Below are the records; collect from them each line containing the string "chart".

**Task data**
* * *
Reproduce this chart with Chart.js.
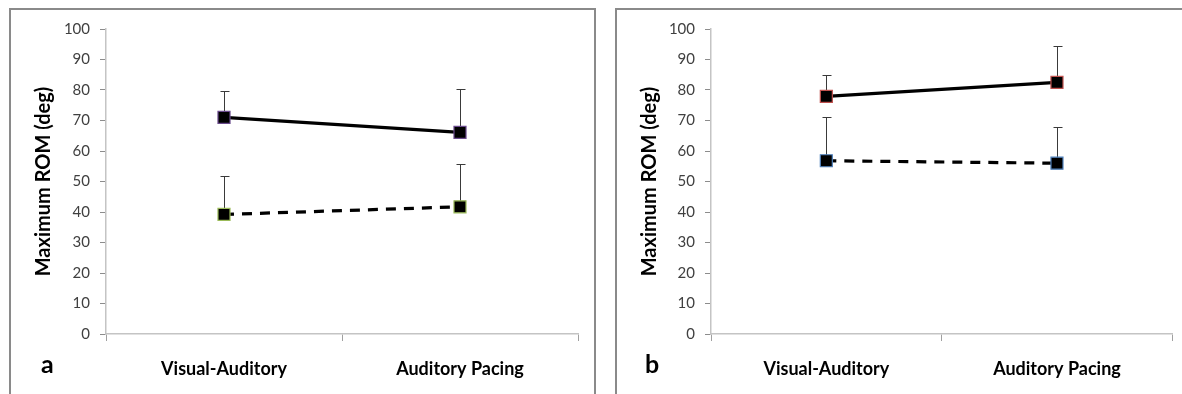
* * *
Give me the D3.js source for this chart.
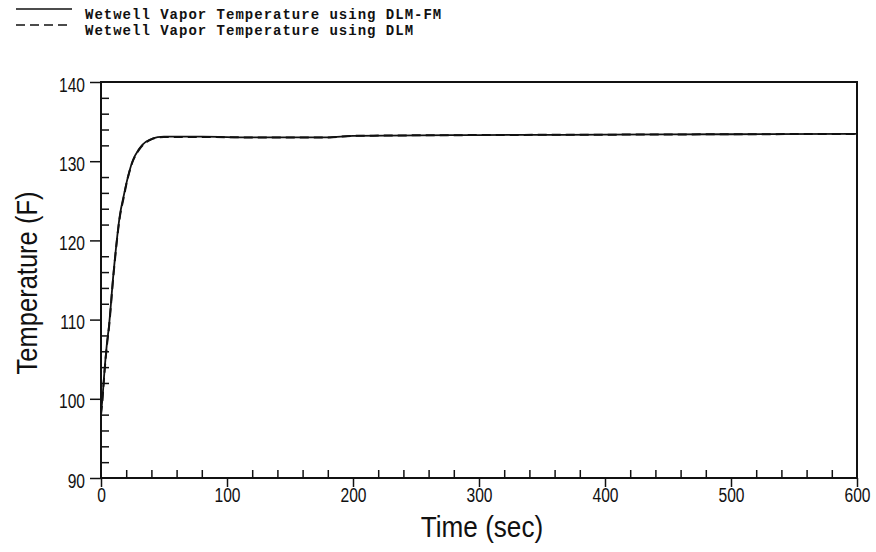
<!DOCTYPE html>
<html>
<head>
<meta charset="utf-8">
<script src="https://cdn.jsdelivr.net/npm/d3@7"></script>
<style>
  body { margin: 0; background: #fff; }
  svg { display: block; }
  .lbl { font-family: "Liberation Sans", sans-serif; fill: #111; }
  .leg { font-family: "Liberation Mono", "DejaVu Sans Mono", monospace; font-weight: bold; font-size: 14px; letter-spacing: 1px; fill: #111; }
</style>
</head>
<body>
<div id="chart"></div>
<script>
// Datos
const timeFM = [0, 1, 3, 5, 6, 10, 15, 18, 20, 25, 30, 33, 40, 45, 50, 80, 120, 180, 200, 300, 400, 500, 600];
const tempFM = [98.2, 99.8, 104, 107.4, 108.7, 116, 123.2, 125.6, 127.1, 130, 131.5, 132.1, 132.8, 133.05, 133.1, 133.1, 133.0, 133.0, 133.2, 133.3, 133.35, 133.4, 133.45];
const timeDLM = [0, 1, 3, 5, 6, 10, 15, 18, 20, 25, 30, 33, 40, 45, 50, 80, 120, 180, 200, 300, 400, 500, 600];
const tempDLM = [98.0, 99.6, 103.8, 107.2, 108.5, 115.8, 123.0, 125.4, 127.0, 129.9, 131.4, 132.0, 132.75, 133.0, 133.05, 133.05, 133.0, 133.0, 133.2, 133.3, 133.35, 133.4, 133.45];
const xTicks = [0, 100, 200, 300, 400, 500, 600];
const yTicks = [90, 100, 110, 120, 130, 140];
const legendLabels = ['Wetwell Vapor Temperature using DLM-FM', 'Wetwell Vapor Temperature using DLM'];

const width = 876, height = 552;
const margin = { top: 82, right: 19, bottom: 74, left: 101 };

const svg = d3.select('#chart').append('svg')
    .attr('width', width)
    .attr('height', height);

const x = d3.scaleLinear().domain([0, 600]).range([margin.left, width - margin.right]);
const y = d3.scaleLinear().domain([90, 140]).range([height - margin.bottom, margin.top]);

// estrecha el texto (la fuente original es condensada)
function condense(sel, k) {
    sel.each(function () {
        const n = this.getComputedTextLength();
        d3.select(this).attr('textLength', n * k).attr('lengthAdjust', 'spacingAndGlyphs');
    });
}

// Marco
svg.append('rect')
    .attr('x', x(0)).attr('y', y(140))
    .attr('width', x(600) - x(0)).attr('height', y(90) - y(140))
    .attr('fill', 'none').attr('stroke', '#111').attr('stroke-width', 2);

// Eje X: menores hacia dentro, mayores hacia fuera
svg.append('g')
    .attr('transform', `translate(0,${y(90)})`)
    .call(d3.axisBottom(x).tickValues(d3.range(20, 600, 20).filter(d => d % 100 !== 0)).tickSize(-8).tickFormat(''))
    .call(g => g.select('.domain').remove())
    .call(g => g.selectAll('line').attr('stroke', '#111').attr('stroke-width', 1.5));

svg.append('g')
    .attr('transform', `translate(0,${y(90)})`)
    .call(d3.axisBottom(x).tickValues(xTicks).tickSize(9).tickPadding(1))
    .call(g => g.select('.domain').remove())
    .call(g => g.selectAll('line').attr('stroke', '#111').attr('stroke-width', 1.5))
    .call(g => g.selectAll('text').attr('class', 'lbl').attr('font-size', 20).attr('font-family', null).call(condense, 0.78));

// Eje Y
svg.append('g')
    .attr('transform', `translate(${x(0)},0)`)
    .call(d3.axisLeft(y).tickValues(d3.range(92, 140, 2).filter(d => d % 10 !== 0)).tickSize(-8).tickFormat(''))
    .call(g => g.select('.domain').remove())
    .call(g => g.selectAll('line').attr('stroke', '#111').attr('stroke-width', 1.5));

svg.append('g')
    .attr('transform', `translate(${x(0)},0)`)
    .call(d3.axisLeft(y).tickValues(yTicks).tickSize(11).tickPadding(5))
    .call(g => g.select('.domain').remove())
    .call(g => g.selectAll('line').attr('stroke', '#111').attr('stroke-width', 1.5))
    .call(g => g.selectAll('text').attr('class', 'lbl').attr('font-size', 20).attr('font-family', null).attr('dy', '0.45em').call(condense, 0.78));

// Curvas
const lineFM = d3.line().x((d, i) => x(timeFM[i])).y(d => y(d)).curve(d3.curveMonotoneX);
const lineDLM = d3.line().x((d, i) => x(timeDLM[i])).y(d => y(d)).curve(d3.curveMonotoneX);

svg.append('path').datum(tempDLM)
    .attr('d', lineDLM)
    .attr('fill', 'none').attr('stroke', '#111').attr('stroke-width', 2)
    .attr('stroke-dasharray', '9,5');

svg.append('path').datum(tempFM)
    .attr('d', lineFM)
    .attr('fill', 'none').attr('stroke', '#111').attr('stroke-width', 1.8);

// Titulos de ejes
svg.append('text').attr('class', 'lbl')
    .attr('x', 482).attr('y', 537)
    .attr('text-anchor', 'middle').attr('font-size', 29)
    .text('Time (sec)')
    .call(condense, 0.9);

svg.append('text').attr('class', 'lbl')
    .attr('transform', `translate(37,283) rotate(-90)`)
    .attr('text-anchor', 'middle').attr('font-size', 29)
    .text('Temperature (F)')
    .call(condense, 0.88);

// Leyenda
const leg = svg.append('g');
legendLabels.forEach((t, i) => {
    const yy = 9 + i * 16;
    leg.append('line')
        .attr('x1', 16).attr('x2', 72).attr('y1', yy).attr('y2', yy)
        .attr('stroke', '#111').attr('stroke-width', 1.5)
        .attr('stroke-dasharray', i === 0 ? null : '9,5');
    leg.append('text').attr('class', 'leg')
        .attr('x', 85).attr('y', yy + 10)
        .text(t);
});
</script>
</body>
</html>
* * *
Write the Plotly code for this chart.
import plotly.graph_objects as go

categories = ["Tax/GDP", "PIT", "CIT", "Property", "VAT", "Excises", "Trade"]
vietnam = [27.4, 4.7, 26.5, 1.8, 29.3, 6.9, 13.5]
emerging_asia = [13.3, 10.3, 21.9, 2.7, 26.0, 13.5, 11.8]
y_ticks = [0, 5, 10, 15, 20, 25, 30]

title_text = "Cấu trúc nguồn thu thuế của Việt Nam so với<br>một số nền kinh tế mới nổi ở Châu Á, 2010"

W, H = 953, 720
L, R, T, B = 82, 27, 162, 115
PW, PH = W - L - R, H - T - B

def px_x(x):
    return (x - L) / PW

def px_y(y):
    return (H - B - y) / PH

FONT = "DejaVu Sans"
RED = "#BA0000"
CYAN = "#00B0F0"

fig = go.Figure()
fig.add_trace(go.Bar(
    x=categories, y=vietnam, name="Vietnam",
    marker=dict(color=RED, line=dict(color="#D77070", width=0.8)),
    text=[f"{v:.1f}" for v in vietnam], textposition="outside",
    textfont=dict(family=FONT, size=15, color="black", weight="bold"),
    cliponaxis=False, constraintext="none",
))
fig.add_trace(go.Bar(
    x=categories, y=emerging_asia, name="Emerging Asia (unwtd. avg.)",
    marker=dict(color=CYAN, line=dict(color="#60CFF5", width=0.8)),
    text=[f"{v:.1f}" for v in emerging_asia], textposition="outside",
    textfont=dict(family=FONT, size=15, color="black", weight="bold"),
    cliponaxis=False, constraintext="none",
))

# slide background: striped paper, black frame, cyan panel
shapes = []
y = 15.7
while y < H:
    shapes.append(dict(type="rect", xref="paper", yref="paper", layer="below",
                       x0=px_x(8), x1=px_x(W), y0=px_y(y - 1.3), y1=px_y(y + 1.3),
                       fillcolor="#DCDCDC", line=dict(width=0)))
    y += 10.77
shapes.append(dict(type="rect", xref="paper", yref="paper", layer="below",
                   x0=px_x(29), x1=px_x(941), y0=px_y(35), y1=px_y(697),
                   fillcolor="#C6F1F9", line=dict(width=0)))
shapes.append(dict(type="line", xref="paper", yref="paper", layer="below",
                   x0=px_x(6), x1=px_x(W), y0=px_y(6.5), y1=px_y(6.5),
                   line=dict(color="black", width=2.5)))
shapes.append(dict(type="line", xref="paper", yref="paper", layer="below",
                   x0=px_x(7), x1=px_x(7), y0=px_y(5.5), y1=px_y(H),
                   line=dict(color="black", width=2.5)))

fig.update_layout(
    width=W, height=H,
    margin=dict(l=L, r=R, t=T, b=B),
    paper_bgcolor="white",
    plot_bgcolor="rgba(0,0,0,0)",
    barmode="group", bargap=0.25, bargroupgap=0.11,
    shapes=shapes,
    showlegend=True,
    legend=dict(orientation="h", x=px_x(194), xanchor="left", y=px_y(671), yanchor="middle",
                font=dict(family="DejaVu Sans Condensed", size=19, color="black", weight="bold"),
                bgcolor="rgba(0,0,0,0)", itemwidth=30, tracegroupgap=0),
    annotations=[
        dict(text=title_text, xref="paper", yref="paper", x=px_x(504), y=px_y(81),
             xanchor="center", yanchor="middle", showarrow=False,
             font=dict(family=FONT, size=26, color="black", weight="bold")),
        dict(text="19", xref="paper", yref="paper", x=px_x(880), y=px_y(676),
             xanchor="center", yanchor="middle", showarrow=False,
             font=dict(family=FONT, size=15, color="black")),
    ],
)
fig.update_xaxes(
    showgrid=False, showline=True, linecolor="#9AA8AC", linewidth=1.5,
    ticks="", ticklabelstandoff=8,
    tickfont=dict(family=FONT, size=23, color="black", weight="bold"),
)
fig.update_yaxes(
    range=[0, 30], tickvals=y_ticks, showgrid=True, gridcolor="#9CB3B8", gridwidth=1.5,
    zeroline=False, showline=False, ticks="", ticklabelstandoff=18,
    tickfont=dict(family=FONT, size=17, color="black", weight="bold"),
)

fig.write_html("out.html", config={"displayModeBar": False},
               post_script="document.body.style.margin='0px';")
* * *
**Expected answer**
Reproduce this chart with Chart.js.
Give me the D3.js source for this chart.
<div id="chart"></div>
const svg = d3.select('#chart').append('svg')
Write the Plotly code for this chart.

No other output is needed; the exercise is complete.